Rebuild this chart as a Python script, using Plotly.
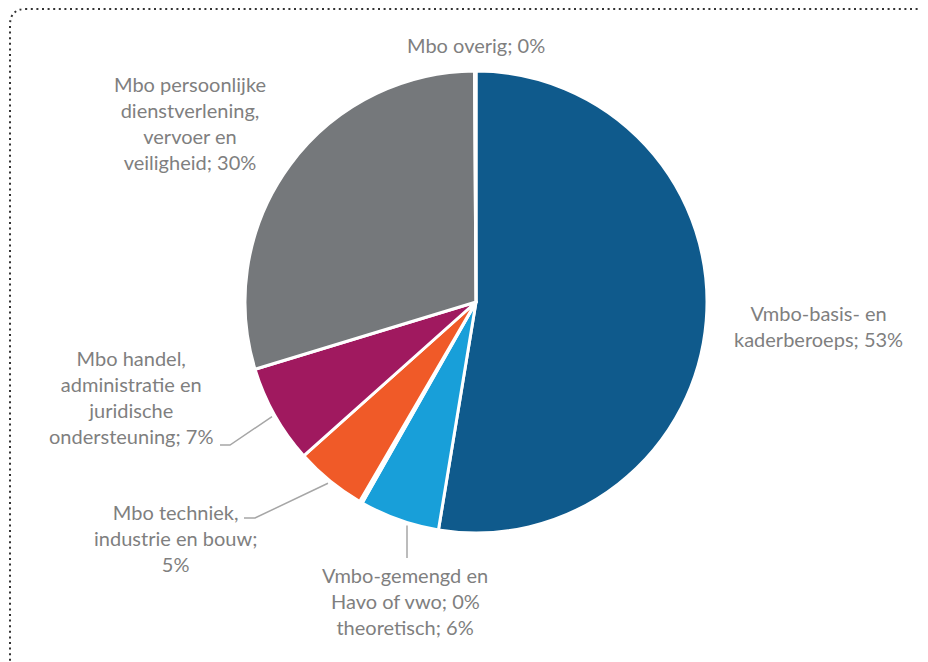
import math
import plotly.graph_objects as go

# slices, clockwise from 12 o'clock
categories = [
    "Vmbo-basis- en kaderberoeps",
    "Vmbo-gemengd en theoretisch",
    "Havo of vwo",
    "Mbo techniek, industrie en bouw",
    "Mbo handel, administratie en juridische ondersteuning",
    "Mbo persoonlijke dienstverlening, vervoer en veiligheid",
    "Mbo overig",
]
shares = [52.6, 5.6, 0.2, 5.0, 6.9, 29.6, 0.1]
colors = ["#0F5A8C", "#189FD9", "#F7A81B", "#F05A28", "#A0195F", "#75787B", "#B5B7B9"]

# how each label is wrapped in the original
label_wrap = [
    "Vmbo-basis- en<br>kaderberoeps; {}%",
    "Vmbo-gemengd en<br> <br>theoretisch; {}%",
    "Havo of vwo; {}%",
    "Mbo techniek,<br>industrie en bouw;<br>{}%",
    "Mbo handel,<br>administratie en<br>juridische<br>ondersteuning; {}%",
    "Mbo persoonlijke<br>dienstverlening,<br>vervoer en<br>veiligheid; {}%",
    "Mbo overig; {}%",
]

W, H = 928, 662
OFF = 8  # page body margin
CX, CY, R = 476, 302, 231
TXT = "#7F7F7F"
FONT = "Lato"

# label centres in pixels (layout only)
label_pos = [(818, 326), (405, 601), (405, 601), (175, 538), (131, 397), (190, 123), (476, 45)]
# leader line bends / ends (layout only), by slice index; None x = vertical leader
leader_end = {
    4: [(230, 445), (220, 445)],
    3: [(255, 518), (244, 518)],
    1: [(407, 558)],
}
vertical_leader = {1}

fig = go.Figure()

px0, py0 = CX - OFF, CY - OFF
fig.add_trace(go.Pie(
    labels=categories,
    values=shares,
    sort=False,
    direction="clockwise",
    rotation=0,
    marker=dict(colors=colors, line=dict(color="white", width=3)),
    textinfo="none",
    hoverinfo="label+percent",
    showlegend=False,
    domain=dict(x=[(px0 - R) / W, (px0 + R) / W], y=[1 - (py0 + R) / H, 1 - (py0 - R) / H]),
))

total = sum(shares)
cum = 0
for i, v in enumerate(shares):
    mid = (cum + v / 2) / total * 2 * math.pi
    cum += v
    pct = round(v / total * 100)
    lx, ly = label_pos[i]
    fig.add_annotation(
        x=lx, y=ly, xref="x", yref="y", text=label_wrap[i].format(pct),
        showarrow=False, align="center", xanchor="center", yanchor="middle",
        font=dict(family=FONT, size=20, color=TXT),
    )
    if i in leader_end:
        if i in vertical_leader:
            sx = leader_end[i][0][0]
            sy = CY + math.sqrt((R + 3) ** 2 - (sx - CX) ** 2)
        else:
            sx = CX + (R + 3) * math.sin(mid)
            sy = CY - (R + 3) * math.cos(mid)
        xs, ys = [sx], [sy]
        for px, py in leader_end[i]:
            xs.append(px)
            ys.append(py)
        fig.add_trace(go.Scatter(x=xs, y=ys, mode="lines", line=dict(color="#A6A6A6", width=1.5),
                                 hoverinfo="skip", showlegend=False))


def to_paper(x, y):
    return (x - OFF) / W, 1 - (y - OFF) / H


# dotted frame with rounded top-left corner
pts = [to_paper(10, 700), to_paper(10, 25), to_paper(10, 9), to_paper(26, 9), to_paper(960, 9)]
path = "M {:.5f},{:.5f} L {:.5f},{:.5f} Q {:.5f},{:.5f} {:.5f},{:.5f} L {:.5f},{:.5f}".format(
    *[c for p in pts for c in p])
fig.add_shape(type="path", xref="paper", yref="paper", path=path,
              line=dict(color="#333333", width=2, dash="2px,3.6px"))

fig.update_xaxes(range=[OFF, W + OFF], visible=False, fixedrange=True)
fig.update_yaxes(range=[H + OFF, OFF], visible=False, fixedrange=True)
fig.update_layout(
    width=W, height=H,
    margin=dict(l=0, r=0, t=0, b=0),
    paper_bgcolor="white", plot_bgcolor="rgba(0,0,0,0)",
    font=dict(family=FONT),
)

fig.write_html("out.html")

____

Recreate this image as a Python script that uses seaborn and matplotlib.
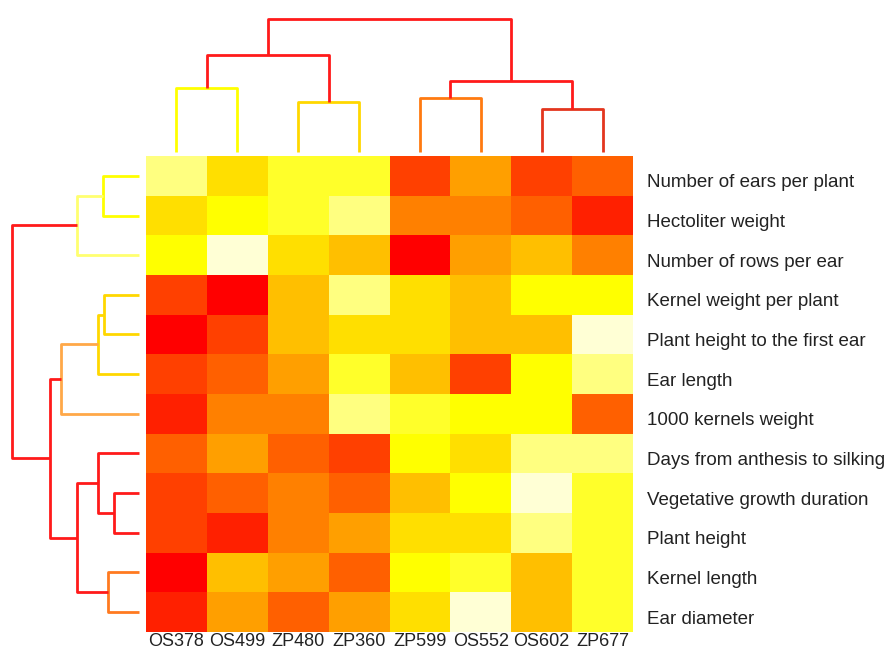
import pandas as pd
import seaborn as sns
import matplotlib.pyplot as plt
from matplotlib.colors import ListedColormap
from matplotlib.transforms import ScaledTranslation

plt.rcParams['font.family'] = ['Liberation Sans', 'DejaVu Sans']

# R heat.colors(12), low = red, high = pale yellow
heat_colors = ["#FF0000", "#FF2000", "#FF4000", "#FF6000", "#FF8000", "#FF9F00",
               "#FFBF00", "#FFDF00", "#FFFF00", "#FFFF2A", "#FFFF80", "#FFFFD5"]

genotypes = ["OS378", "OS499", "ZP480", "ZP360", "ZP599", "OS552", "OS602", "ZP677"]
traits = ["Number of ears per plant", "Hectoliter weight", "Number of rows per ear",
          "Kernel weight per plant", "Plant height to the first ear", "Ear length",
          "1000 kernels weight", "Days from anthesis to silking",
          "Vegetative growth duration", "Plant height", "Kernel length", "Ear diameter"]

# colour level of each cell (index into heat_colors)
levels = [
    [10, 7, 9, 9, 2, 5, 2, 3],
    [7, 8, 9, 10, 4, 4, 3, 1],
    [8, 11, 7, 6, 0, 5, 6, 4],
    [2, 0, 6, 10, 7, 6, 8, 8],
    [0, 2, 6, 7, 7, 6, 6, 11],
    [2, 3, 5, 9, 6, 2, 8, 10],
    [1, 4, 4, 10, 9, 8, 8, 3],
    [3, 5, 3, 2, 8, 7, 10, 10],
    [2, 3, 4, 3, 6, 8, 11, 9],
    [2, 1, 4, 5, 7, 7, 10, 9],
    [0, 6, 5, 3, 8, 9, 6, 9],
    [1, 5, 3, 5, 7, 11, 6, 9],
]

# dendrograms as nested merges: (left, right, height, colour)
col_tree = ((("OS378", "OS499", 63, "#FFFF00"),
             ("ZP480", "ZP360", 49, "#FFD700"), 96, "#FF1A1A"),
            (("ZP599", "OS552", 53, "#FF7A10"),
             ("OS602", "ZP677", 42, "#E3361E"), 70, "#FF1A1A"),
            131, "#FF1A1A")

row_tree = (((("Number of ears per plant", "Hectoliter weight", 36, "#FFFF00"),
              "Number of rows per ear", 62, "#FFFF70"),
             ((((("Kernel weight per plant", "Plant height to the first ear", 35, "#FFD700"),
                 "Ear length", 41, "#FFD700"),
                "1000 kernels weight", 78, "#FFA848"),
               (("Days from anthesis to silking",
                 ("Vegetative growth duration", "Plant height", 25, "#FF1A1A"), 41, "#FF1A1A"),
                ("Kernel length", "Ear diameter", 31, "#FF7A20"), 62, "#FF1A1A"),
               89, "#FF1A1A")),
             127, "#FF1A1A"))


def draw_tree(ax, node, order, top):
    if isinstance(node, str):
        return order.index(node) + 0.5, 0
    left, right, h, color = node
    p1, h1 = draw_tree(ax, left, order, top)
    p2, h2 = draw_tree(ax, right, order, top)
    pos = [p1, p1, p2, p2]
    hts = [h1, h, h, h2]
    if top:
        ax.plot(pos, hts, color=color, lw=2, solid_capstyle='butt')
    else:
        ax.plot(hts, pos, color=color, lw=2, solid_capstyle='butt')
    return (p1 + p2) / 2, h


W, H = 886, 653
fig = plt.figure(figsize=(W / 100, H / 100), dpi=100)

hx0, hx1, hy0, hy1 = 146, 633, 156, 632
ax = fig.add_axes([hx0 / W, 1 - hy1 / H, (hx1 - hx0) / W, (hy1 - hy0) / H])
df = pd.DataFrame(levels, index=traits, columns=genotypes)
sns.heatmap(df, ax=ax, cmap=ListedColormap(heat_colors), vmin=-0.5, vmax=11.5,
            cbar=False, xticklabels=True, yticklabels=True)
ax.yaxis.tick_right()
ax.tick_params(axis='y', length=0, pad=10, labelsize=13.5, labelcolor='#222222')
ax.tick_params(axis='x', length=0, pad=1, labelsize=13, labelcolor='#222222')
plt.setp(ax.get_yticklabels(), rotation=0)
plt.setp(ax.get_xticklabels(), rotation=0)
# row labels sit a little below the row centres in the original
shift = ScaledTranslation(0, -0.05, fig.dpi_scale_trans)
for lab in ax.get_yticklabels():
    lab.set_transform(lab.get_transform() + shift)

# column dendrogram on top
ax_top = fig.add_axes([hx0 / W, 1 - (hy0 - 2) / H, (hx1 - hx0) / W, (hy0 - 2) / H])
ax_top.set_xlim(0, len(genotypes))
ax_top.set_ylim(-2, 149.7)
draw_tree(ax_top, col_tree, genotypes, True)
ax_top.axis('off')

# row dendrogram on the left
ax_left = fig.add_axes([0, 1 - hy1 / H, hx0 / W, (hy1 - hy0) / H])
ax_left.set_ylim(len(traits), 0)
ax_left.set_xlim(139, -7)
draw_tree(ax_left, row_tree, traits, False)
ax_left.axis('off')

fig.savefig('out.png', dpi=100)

____

--- Request ---
Copy word for word every line from the one with "Rebuild this chart" through the one with "import plotly.graph_objects as go", including both. No pictures belong in the copy.

--- Result of the task ---
Rebuild this chart as a Python script, using Plotly.
import math
import plotly.graph_objects as go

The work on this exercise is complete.